Mariana 12/03/2021Não se aproveita nada dessa leituraVai ser difícil falar sobre esse livro porque eu acho que não tem nada nele que eu gostei de verdade.
Acho que o PKD é mais contista do que romancista porque esse livro é todo errado em construção, estabelece muitas situações, mas nunca dá uma resolução para essas situações. Os personagens mudam de ideia de uma hora para a outra sem motivos aparentes, e tem muito personagem para pouca história.
Acho que essa história poderia ser contada inteira com metade dos personagens porque alguns deles não acrescentam nada e não servem para nada - muitos, inclusive poderiam ser mesclados com outros personagens e o efeito seria o mesmo.
Além disso, as coisas acontecem na trama em momentos aleatórios.
Até 25% do livro não tinha acontecido nada de interessante para deixar a gente curioso para o que viria em seguida e o que acontece aqui foi o Jack ganhar um amuleto, um amuleto que não serviu para nada no fim das coisas, que não é um objeto interessante (vale o conceito da Arma de Chekhov aqui, hein).
A trama de verdade mesmo, a introdução da importância do Manfred e a ideia de saber o futuro, só veio na metade do livro. Esperar mais de 100 páginas para descobrir como as coisas vão começar a acontecer? Como se não bastasse, em 81% do livro, o autor tem a cara de pau de introduzir uma caverna que faz as pessoas viajarem no tempo numa resolução totalmente deus ex-machina.
É uma bagunça completa.
A impressão que eu fiquei foi que o autor não conseguiu organizar as ideias e que esse livro é a primeira versão da história, aquele manuscrito que deveria ter sido revisado por alguém que precisava dizer o que poderia mudar e o que precisava organizar.

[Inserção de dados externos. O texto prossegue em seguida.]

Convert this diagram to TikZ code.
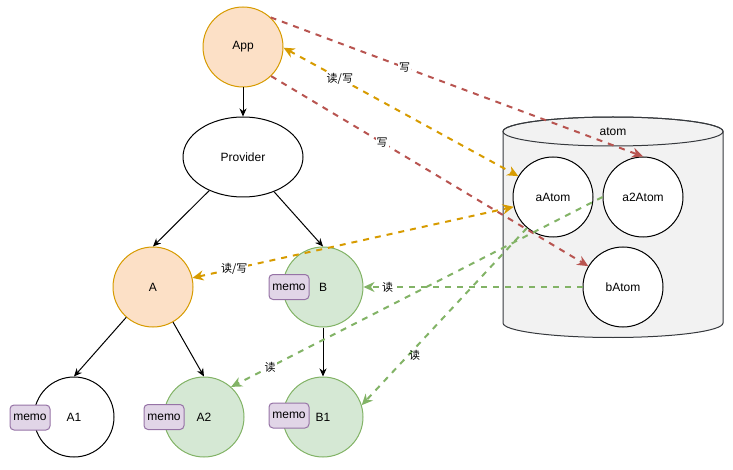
\documentclass[tikz,border=0pt]{standalone}
\usepackage{fontspec}
\setmainfont{Liberation Sans}
\newfontfamily\cjk{Noto Sans CJK SC}
\usetikzlibrary{arrows.meta,shapes.geometric}
\definecolor{peachfill}{HTML}{FCE0C6}
\definecolor{peachline}{HTML}{D79B00}
\definecolor{greenfill}{HTML}{D5E8D4}
\definecolor{greenline}{HTML}{82B366}
\definecolor{purpfill}{HTML}{E1D5E7}
\definecolor{purpline}{HTML}{9673A6}
\definecolor{redline}{HTML}{B85450}
\definecolor{cylfill}{HTML}{F2F2F2}
\definecolor{cylline}{HTML}{36393D}
\tikzset{
  circ/.style={circle, draw=black, line width=1pt, fill=white, minimum size=80pt, inner sep=0pt},
  peach/.style={circ, draw=peachline, fill=peachfill},
  greenc/.style={circ, draw=greenline, fill=greenfill},
  memo/.style={draw=purpline, fill=purpfill, line width=1pt, rounded corners=4pt, minimum width=40pt, minimum height=25pt, inner sep=0pt},
  blk/.style={draw=black, line width=1pt, -{Stealth[length=8pt,width=7pt,inset=2.5pt]}},
  dsh/.style={line width=2pt, dash pattern=on 6pt off 6pt},
  redd/.style={dsh, color=redline, -{Stealth[length=11pt,width=10pt,inset=3.5pt]}},
  orgd/.style={dsh, color=peachline, {Stealth[length=11pt,width=10pt,inset=3.5pt]}-{Stealth[length=11pt,width=10pt,inset=3.5pt]}},
  grnd/.style={dsh, color=greenline, -{Stealth[length=11pt,width=10pt,inset=3.5pt]}},
  lbl/.style={fill=white, inner sep=1pt, text=black, font=\cjk\fontsize{11}{13}\selectfont},
}
\begin{document}
\begin{tikzpicture}[x=1pt, y=-1pt, font=\fontsize{12}{14}\selectfont]
\useasboundingbox (0,0) rectangle (733,470);
% cylinder
\path[draw=cylline, fill=cylfill, line width=1pt]
  (503,131.5) -- (503,323) arc[start angle=180, end angle=360, x radius=110pt, y radius=14.5pt]
  -- (723,131.5) arc[start angle=0, end angle=180, x radius=110pt, y radius=14.5pt] -- cycle;
\draw[cylline, line width=1pt] (613,131.5) ellipse [x radius=110pt, y radius=14.5pt];
\node (atomlbl) at (613,131.5) {atom};
% nodes
\node[peach] (app) at (243,47) {App};
\node[ellipse, draw=black, line width=1pt, fill=white, minimum width=120pt, minimum height=80pt, inner sep=0pt] (prov) at (243,157) {Provider};
\node[peach] (a) at (153,287) {A};
\node[greenc] (b) at (323,287) {B};
\node[circ] (a1) at (74,417) {A1};
\node[greenc] (a2) at (204,417) {A2};
\node[greenc] (b1) at (323,417) {B1};
\node[memo] (mb) at (289,287) {memo};
\node[memo] (ma1) at (30,417.5) {memo};
\node[memo] (ma2) at (164,417) {memo};
\node[memo] (mb1) at (289,415.5) {memo};
\node[circ] (aatom) at (553,197) {aAtom};
\node[circ] (a2atom) at (643,197) {a2Atom};
\node[circ] (batom) at (623,287) {bAtom};
% solid edges
\draw[blk] (app.south) -- (prov.north);
\draw[blk] (prov) -- (a.north);
\draw[blk] (prov) -- (b.north);
\draw[blk] (a) -- (a1.north);
\draw[blk] (a) -- (a2.north);
\draw[blk] (b.south) -- (b1.north);
% dashed edges
\draw[redd] (app.47) -- node[lbl, pos=0.36] (l1) {写} (a2atom.90);
\draw[redd] (app.-46) -- node[lbl, pos=0.35] (l2) {写} (batom.149);
\draw[orgd] (app.-1) -- node[lbl, pos=0.24] (l3) {读/写} (aatom.149);
\draw[orgd] (a.13) -- node[lbl, pos=0.13] (l4) {读/写} (aatom.194);
\draw[grnd] (batom.180) -- node[lbl, pos=0.89] (l5) {读} (b.0);
\draw[grnd] (a2atom.180) -- node[lbl, pos=0.895] (l6) {读} (a2.48);
\draw[grnd] (aatom.230) -- node[lbl, fill=none, pos=0.68, yshift=-6.5pt] (l7) {读} (b1.17);
\end{tikzpicture}
\end{document}
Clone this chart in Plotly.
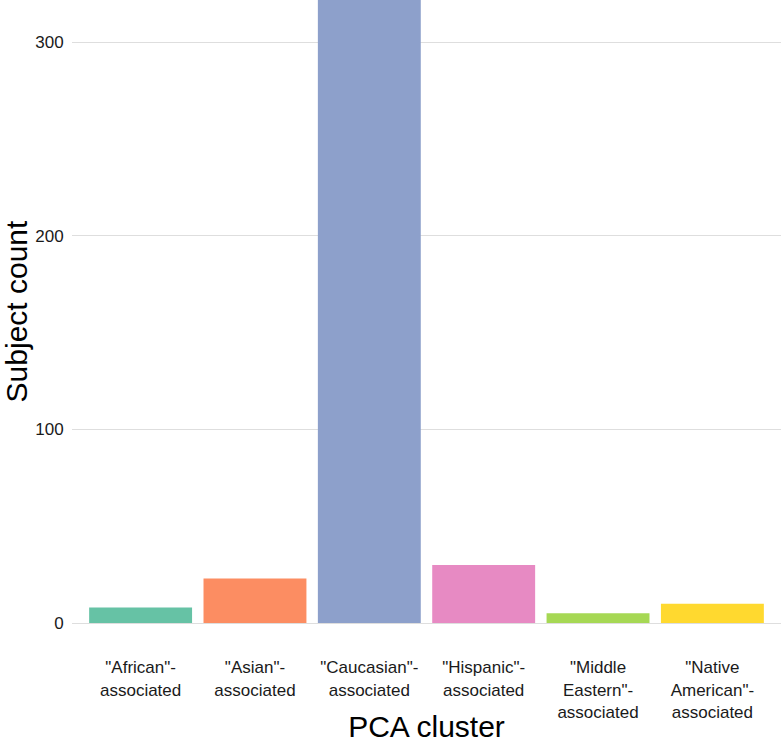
import plotly.graph_objects as go

categories = ['"African"-<br>associated', '"Asian"-<br>associated', '"Caucasian"-<br>associated',
              '"Hispanic"-<br>associated', '"Middle<br>Eastern"-<br>associated', '"Native<br>American"-<br>associated']
counts = [8, 23, 330, 30, 5, 10]
colors = ["#66C2A5", "#FC8D62", "#8DA0CB", "#E78AC3", "#A6D854", "#FFD92F"]
y_ticks = [0, 100, 200, 300]

fig = go.Figure(go.Bar(x=list(range(len(categories))), y=counts, marker_color=colors,
                       marker_line_width=0, width=0.9))

font = "Liberation Sans, Arial, sans-serif"
fig.update_layout(
    width=781, height=743,
    margin=dict(l=72, r=0, t=0, b=120),
    plot_bgcolor="white", paper_bgcolor="white",
    showlegend=False,
    font=dict(family=font, color="#1a1a1a"),
    xaxis=dict(
        tickmode="array", tickvals=list(range(len(categories))), ticktext=categories,
        range=[-0.6, 5.6], showgrid=False, zeroline=False, showline=False,
        ticks="outside", ticklen=29, tickcolor="rgba(0,0,0,0)",
        tickfont=dict(size=17, color="#1a1a1a"), tickangle=0,
        title=dict(text="PCA cluster", font=dict(size=30, color="black"), standoff=4),
        automargin=False,
    ),
    yaxis=dict(
        tickmode="array", tickvals=y_ticks, range=[0, 321.7],
        showgrid=True, gridcolor="#DEDEDE", gridwidth=1.2,
        zeroline=True, zerolinecolor="#DEDEDE", zerolinewidth=1.2, showline=False,
        ticks="outside", ticklen=4, tickcolor="rgba(0,0,0,0)",
        tickfont=dict(size=17, color="#1a1a1a"),
        title=dict(text="Subject count", font=dict(size=30, color="black"), standoff=15),
        automargin=False,
    ),
)

fig.write_html("out.html", config={"displayModeBar": False},
               post_script="document.body.style.margin='0px';")
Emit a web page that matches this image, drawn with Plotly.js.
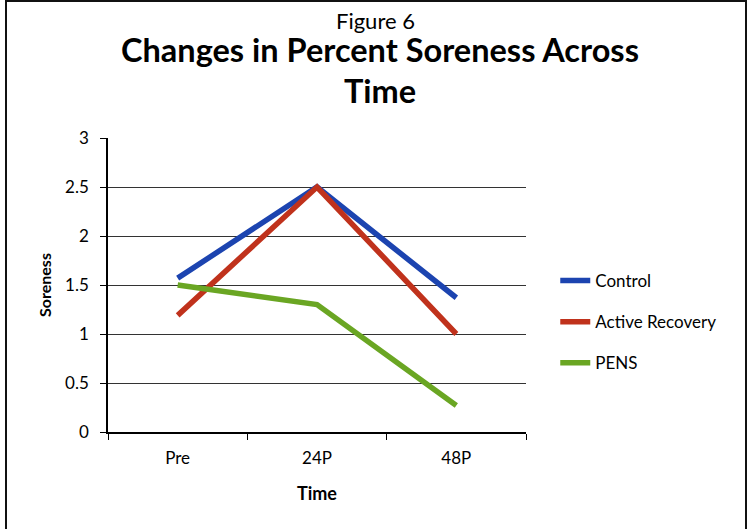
<!DOCTYPE html>
<html>
<head>
<meta charset="utf-8">
<script src="https://cdn.plot.ly/plotly-3.0.1.min.js"></script>
<style>
  html, body { margin: 0; padding: 0; background: #fff; }
  #wrap { position: relative; width: 751px; height: 529px; overflow: hidden; }
  #chart { width: 751px; height: 529px; }
  #frame { position: absolute; left: 5px; top: 0px; width: 738px; height: 560px;
           border: 2px solid #111; pointer-events: none; }
</style>
</head>
<body>
<div id="wrap">
  <div id="chart"></div>
  <div id="frame"></div>
</div>
<script>
const categories = ["Pre", "24P", "48P"];
const control = [1.57, 2.5, 1.37];
const activeRecovery = [1.19, 2.5, 1.0];
const pens = [1.5, 1.3, 0.27];
const seriesNames = ["Control", "Active Recovery", "PENS"];
const yTicks = [0, 0.5, 1, 1.5, 2, 2.5, 3];
const figureLabel = "Figure 6";
const titleLines = ["Changes in Percent Soreness Across", "Time"];

const font = "Lato, 'Open Sans', 'DejaVu Sans', sans-serif";
const colors = ["#1c44b0", "#c0321c", "#6aa623"];
const values = [control, activeRecovery, pens];

const traces = values.map((v, i) => ({
  x: categories,
  y: v,
  name: seriesNames[i],
  type: "scatter",
  mode: "lines",
  legendgroup: "g" + i,
  line: { color: colors[i], width: 5.5 },
  hoverinfo: "x+y+name"
}));

const layout = {
  width: 751,
  height: 529,
  paper_bgcolor: "#fff",
  plot_bgcolor: "#fff",
  margin: { l: 108, r: 225, t: 138, b: 97 },
  font: { family: font, color: "#000", size: 17 },
  annotations: [
    {
      text: figureLabel,
      xref: "paper", yref: "paper",
      x: 0.639, y: 1.398, xanchor: "center", yanchor: "middle",
      showarrow: false,
      font: { family: font, size: 22, color: "#000" }
    },
    {
      text: "<b>" + titleLines[0] + "</b>",
      xref: "paper", yref: "paper",
      x: 0.651, y: 1.300, xanchor: "center", yanchor: "middle",
      showarrow: false,
      font: { family: font, size: 32.5, color: "#000" }
    },
    {
      text: "<b>" + titleLines[1] + "</b>",
      xref: "paper", yref: "paper",
      x: 0.651, y: 1.160, xanchor: "center", yanchor: "middle",
      showarrow: false,
      font: { family: font, size: 32.5, color: "#000" }
    }
  ],
  showlegend: true,
  legend: {
    x: 1.07, y: 0.374, xanchor: "left", yanchor: "middle",
    font: { family: font, size: 17, color: "#000" },
    tracegroupgap: 16,
    bgcolor: "rgba(0,0,0,0)"
  },
  xaxis: {
    type: "category",
    range: [-0.5, 2.5],
    showline: true, linecolor: "#000", linewidth: 1.5,
    ticks: "outside", ticklen: 6, tickcolor: "#000",
    tickson: "boundaries",
    ticklabelstandoff: 10,
    showgrid: false, zeroline: false,
    tickfont: { family: font, size: 17, color: "#000" },
    title: { text: "<b>Time</b>", font: { family: font, size: 18, color: "#000" }, standoff: 20 }
  },
  yaxis: {
    range: [0, 3],
    tickvals: yTicks,
    ticktext: yTicks.map(String),
    showline: true, linecolor: "#000", linewidth: 1.5,
    ticks: "outside", ticklen: 6, tickcolor: "#000",
    ticklabelstandoff: 8,
    showgrid: true, gridcolor: "#333", gridwidth: 1,
    zeroline: false,
    tickfont: { family: font, size: 17, color: "#000" },
    title: { text: "<b>Soreness</b>", font: { family: font, size: 16, color: "#000" }, standoff: 10 }
  }
};

Plotly.newPlot("chart", traces, layout, { displayModeBar: false });
</script>
</body>
</html>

Eu não sei a opinião de especialistas sobre isso, mas me incomodou muito a questão de o "poder" do Manfred ser uma doença real e não uma habilidade que ninguém conhecia. Talvez fosse melhor que esse estado fosse único desse universo, algo que se parecesse com o autismo e com a esquizofrenia, mas sem usar esse rótulo. Não acompanho os estudos dessas duas condições, mas eu tenho a impressão de que o livro não tem uma boa representação.
Outra coisa: o famigerado tratamento com as personagens femininas. Definitivamente, autores precisam parar de enxergar o corpo feminino como sendo a única coisa sobre uma mulher que valha descrição.
Tudo sobre a Doreen eram os seios dela, os mamilos embaixo da blusa, o não sei o que do corpo… E a cena do Arnie transando com a personagem enquanto ela dormia, mesmo que tenha sido com a permissão (coagida, né, vamos ser realistas) dela, me deixou muito enojada.
Outra coisa sobre esse tópico: me irrita que autores de ficção especulativa consigam imaginar o diabo a quatro, imaginam um Marte que já é habitado há milhares de anos e autismo como poder de prever o futuro, mas não conseguem imaginar uma mulher fora do papel de dona de casa ou de amante.
A mulher que saiu um pouco dessa dualidade foi a Anne, que tinha uma loja, mas ainda assim ela era mãe acima de todo o resto, e a mulher que era responsável pelos professores na escola. E mesmo assim, ela precisou ouvir um comentário de dúvida do Jack no meio do caminho por ter aquela responsabilidade. Achei tudo de muito mau gosto.
Para fechar com chave de ouro: é racista, né, gente.
Os bleeks são uma mistura de indígenas com negros escravizados e o pior disso tudo não é nem a ideia de termos uma espécie sendo exterminada por colonizadores. Inclusive, essa seria uma abordagem incrível de o autor tratar. Mas não, ele escolheu colocar a culpa de os bleeks estarem morrendo nos próprios bleeks, porque eles eram fracos enquanto civilização.
O pior disso tudo é o jeito com que os bleeks são tratados no livro inteiro pelo narrador. Não existe uma condenação desse comportamento, o autor nunca faz o narrador comentar que isso é errado, que os bleeks são só diferentes, que eles é que são as vítimas porque esse era o mundo deles. Não, o narrador concorda com as opiniões dos personagens.
E isso tudo é muito errado.
Em resumo: detestei muito esse livro. Uma das poucas notas 1 que eu dei na minha vida, mas é a única nota que a história merece.